How could the ‘Nauti’ have been helped? That they won at all is admirable, as they went to court without outside help. But they could have been greatly helped if there had been a way of getting the same outcome without having to pretend they were one of Mr Narokobi’s ‘independent, autonomous social units’ when they were not. As things stand, there is no provision for an alternative way of administering unincorporated rights without incorporating them.
The second problem area concerns the level of assistance to which customary owners can get access to help them properly ‘operate’ their native title, or recognition of customary title, once they have it.
‘Nauti’ quickly ran into difficulties because they were unable to devise governance procedures for the very few tasks that they needed to carry out in the years after 1987 — namely, holding simple meetings and distributing very small amounts of lease fees. A government liaison officer was available to them as a mediator, but he had few resources. For example, he had irregular access to a vehicle but his clients lived several hours’ drive from town without means of communication with one another.
The Meriam do not need to be told of their litigious reputation and they are well aware of the predicament they find themselves in. In short, it is that the Mabo case says traditional ‘laws and customs’ should now govern land dealings among themselves, including dispute resolution, but it is not proving easy to adapt traditional ways to the point where any matters can be handled decisively and quickly. In Australia, no money is available to manage successfully claimed native title because PBCs are not funded.
Personally, I was struck by the directness of the question which George Mye OAM, a well-known Eastern Islands elder first elected to Mer Council in 1955 (Beckett 1963), asked me when he found out I had worked in PNG: ‘Can people in PNG own land individually?’ While I could easily answer ‘yes, of course’ from the customary point of view, a lengthier response would have been that the legislative response to land matters in PNG, as in Australia, places an equally heavy emphasis on the collective ownership of land. This was the gist of Mr Mye’s complaint: that Islanders had campaigned for years for autonomy, but when the government had finally given ground in the wake of Mabo, it was to give them something they did not want in the form of the forced collectivisation of traditional land.[27]
How can the Meriam be assisted? This is not hard to set out. The Meriam are a case not readily covered by Sutton’s two-tier conceptualisation of ownership, if it is ‘proximate’ ownership that matches with a determination of title.[28] In order for this model to fit their case, a ‘family’ tier of ownership has to be envisioned. Meriam operated customary transactions perfectly well for the first 100 years after annexation because the Murray Island Court made it as if this tier was recognised by Australian or Queensland law. Native title has confused the situation and the community has yet to find a new institution to replace the old court.

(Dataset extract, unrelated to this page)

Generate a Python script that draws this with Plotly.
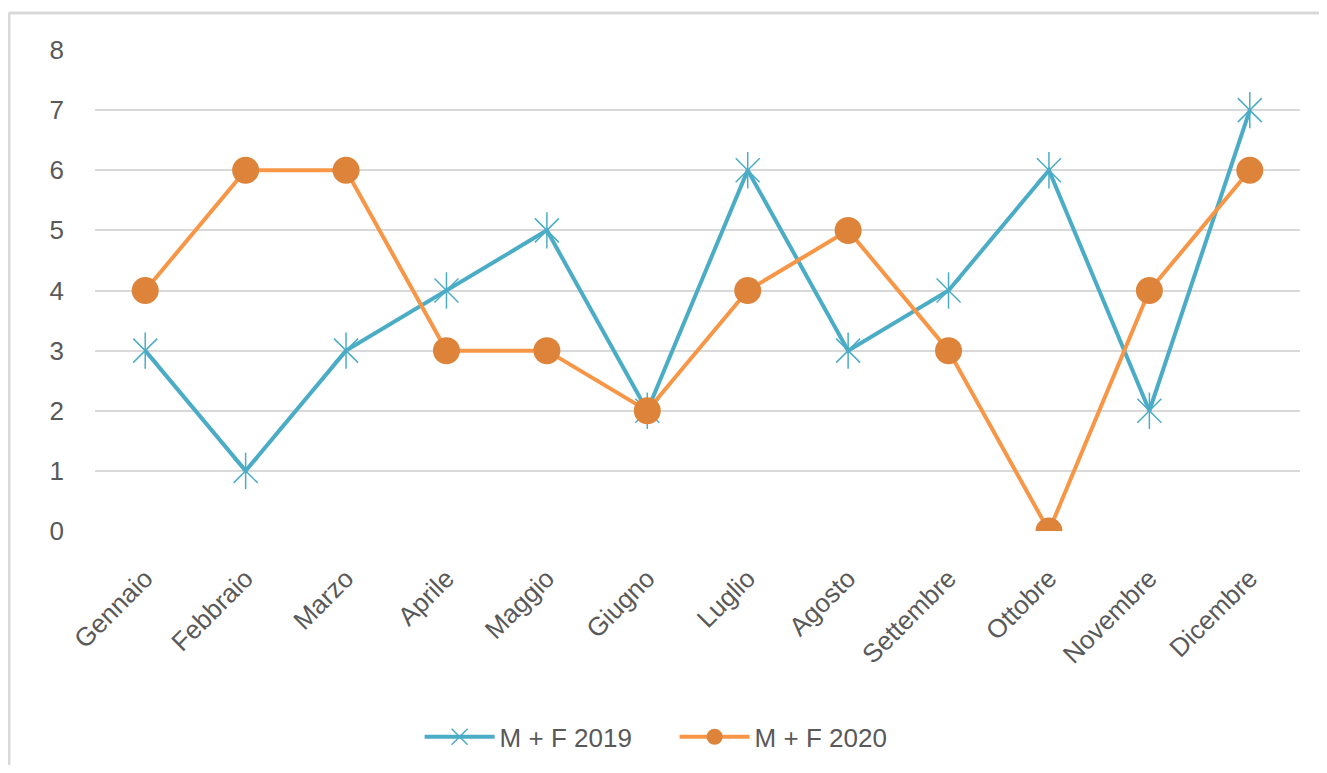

It is not possible to be overly prescriptive about a replacement, but one attribute is easy to set down. Most disputes are inheritance disputes compounded by ambiguities over the intentions of the deceased, the recognition of the rights of adopted children; and the caretaking of land belonging to absentees. In these cases the ability to maintain proper documentation is an excellent aid to straightening out what particular disputes are about.

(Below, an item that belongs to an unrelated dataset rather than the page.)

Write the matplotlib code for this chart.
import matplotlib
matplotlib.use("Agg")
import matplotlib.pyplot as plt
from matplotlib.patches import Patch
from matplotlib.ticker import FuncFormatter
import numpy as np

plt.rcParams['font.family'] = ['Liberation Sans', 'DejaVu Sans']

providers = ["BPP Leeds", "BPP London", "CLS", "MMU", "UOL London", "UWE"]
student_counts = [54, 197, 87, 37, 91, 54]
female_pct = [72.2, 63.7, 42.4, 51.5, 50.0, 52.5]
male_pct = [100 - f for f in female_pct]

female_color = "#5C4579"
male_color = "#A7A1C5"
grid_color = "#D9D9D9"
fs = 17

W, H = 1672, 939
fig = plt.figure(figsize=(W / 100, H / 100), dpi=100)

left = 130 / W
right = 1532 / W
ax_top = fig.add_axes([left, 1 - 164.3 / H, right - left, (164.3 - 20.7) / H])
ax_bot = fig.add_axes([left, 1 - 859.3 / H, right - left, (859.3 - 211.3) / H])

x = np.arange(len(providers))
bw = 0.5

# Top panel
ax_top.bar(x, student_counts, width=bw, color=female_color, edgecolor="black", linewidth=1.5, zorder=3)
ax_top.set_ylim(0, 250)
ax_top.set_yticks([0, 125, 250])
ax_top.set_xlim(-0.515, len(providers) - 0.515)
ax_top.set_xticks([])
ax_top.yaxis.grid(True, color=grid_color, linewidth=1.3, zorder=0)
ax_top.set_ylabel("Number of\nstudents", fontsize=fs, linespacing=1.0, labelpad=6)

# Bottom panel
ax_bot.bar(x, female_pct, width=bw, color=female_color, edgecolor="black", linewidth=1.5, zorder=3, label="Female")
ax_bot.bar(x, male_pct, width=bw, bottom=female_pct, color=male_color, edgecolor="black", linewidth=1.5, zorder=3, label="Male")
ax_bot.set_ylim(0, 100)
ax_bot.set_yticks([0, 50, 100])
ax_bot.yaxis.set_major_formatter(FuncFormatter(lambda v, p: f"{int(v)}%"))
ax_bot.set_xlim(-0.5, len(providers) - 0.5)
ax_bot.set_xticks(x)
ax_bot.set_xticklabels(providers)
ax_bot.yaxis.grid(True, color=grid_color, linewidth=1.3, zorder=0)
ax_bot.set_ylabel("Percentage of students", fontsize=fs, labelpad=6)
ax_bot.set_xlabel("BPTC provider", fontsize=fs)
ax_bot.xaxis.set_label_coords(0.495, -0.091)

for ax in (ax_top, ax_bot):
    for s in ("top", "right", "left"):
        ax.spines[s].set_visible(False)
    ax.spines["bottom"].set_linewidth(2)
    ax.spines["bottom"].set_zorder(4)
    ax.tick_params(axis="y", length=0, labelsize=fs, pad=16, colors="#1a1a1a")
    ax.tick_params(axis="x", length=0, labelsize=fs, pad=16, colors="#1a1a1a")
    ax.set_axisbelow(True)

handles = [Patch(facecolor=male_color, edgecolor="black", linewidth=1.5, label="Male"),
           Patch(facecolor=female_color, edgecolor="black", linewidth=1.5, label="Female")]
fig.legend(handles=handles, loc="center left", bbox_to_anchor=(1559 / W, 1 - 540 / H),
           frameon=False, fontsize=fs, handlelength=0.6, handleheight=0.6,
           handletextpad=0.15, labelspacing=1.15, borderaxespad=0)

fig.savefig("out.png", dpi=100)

The Meriam themselves have evinced an avid interest in documentary evidence for a century. Oral testimony has been largely replaced in favour of the presentation of documents — typescripts, photocopies of genealogies that every family knows its place in,[29] and copies of wills and letters. Unfortunately, such official records of new disputes that are made have a typical lifespan of 2–3 years. Supporting documents disappear with the building contractors whose work could not proceed, and council, Island Coordinating Council or Torres Strait Regional Authority correspondence rarely survives beyond this time as offices are moved and files put in storage or just lost. The poor standard of documentation in the post-Mabo period means that there is a weak ability to track current disputes as they arise. A first step towards getting to grips with the 50-case backlog of disputes is to rectify this situation, and the failure to do so is primarily due to the inability of the various tiers of government to grasp the problem (Burton 2005).[30]